On the 47th Anniversary of Supreme Court Decision on Right to Contraception, Protecting Access to Birth Control Is Key Campaign Issue
For Immediate Release: Jan. 27, 2013
New York — Today marks the 47th anniversary of the U.S. Supreme Court decision that transformed women’s lives, and established that a woman’s reproductive decisions were protected by the Constitution. The 1965 landmark case Griswold v. Connecticut struck down a Connecticut law that made the use of birth control by married couples illegal and is credited with paving the way for the nearly unanimous acceptance of contraception that now exists in this country.
Showing just how out-of-touch he is with women’s lives, when Mitt Romney was asked about the Griswold case in a January GOP debate, he responded by saying that he thought Griswold v. Connecticut was decided incorrectly.
“Griswold v.

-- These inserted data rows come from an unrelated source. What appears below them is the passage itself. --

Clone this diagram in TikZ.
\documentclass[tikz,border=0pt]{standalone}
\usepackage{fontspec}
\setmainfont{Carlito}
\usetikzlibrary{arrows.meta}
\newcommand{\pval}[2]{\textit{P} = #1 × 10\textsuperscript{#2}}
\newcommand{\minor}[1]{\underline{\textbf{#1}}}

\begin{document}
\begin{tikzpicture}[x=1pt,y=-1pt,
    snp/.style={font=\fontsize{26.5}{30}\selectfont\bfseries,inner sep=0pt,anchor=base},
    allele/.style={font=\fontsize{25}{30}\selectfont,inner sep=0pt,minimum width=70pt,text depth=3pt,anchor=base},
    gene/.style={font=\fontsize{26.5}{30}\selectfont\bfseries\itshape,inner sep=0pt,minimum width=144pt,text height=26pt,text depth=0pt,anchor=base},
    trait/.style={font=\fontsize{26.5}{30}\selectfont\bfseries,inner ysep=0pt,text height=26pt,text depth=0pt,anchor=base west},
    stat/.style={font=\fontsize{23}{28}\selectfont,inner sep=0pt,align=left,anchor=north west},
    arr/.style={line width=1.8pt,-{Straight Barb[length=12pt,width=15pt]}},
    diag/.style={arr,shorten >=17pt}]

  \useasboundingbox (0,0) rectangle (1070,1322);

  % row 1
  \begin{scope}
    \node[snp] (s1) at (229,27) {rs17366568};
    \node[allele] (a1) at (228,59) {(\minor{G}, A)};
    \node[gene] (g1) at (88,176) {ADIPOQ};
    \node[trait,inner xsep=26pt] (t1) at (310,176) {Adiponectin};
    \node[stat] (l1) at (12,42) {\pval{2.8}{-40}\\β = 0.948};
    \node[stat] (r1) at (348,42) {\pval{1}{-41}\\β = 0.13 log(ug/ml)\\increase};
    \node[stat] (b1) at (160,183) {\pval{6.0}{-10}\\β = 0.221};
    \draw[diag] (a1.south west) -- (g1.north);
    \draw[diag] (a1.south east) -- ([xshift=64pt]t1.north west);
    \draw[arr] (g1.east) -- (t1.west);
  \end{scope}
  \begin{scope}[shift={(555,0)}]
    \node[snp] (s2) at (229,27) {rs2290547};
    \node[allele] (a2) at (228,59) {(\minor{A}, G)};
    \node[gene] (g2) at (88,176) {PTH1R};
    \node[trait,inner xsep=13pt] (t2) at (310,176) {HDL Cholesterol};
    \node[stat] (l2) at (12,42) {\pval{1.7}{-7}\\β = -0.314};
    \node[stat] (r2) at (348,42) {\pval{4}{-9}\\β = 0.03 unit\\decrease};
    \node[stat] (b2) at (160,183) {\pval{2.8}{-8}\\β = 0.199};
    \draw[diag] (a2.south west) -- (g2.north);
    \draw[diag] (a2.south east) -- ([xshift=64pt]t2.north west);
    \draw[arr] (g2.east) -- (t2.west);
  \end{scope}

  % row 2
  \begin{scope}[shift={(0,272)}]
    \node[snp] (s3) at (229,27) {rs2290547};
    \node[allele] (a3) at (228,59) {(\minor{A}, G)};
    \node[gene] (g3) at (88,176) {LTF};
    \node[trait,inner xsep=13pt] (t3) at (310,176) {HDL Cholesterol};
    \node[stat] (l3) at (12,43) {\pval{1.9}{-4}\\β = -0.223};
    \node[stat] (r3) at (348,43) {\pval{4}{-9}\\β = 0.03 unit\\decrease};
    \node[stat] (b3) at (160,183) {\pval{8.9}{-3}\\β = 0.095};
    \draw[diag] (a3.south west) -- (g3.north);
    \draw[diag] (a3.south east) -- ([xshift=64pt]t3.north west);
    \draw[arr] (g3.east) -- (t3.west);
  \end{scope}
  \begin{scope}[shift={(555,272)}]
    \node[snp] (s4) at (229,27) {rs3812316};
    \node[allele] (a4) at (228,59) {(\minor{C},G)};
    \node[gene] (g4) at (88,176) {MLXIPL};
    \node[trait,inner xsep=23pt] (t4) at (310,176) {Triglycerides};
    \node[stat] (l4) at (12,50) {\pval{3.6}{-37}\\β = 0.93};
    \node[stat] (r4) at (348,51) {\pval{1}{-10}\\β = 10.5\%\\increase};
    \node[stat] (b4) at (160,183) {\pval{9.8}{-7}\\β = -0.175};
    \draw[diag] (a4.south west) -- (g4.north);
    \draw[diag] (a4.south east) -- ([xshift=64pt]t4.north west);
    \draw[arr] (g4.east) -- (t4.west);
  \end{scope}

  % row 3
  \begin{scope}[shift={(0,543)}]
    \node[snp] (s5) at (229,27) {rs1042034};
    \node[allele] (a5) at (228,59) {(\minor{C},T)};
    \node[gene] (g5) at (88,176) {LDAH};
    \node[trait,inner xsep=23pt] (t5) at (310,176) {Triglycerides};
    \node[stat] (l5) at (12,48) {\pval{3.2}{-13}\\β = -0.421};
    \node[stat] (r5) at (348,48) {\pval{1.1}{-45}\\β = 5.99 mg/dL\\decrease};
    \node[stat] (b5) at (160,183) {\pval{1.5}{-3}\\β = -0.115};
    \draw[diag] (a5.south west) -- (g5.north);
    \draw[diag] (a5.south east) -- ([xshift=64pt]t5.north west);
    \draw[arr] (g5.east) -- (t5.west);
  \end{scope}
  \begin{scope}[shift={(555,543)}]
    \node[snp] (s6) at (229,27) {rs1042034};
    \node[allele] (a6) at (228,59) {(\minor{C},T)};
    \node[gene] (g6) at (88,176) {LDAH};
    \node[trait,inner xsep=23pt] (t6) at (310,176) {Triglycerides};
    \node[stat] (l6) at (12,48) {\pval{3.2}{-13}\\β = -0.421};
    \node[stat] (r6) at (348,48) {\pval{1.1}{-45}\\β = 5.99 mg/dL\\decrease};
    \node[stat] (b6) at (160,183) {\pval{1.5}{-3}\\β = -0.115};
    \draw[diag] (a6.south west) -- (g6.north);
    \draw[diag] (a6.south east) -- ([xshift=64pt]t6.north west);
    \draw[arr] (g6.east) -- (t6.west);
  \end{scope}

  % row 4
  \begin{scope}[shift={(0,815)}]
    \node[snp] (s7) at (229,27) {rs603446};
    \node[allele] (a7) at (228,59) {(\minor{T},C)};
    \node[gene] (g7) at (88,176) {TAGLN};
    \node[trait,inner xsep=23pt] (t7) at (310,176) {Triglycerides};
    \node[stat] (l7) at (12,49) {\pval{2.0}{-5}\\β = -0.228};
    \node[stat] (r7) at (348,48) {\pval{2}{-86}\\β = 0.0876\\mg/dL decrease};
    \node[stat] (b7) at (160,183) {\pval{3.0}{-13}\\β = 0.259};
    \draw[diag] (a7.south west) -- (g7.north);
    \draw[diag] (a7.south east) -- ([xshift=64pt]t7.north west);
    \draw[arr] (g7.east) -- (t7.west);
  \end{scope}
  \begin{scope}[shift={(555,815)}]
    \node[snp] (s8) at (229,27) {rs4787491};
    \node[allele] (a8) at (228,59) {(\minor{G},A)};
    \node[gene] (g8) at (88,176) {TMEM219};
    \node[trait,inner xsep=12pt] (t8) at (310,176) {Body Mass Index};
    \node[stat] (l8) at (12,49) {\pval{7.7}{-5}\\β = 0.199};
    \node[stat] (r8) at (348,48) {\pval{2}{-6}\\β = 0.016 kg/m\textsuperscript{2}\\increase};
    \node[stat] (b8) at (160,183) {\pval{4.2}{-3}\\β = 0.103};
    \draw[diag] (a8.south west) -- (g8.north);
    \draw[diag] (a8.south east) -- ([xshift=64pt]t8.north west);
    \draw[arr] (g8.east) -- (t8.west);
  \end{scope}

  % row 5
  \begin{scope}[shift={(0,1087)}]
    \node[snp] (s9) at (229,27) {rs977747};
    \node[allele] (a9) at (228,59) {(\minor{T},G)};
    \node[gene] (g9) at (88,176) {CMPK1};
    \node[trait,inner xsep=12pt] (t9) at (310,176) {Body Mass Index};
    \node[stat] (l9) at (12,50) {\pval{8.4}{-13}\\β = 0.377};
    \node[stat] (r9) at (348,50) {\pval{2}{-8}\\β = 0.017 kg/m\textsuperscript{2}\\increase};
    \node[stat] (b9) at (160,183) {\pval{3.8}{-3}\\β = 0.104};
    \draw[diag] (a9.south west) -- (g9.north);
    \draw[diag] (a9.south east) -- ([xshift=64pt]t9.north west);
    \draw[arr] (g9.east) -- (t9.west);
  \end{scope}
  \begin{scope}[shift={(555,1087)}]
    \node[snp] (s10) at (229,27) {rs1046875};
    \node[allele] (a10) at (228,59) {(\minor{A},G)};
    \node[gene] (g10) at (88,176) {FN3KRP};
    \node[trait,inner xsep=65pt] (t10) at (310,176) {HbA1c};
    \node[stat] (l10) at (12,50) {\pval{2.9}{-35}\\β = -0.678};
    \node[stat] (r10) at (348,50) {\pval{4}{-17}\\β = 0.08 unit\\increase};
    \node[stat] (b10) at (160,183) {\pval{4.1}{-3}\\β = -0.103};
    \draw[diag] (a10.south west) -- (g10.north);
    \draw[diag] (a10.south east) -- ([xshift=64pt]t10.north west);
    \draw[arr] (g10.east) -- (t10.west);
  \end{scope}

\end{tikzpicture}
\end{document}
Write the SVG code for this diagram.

Connecticut is a powerful reminder about the importance of access to birth control,” says Cecile Richards, president of the Planned Parenthood Action Fund. “It is unbelievable that nearly 50 years later, some politicians like Mitt Romney are actively campaigning to limit access to birth control.”
Planned Parenthood Action Fund also released a new video today, with some of Romney's own statements about the Griswold ruling and access to affordable birth control.
Ninety-nine percent of sexually active women have used birth control at some point in their lives.
Romney also opposes a key benefit of the Affordable Care Act — coverage of birth control without co-pays, denying millions of women and families access to the affordable care they need. He has also pledged to “get rid” of Planned Parenthood, which would mean cutting access to the health care that nearly three million people a year rely on — including birth control and other preventive care.
“In these tough economic times, it is vital that we expand access to affordable health care. What Mitt Romney can’t seem to grasp is that for many women birth control is as much an economic issue as a health care issue, said Richards.
An average woman can pay between $180 and $600 a year for birth control.
To educate women across the country about where politicians stand on key women’s health issues, including birth control, the Planned Parenthood Action Fund launched the Women are Watching campaign. As a result, women across the country are watching Mitt Romney play politics with women’s health, and in November women will vote to protect access to their care.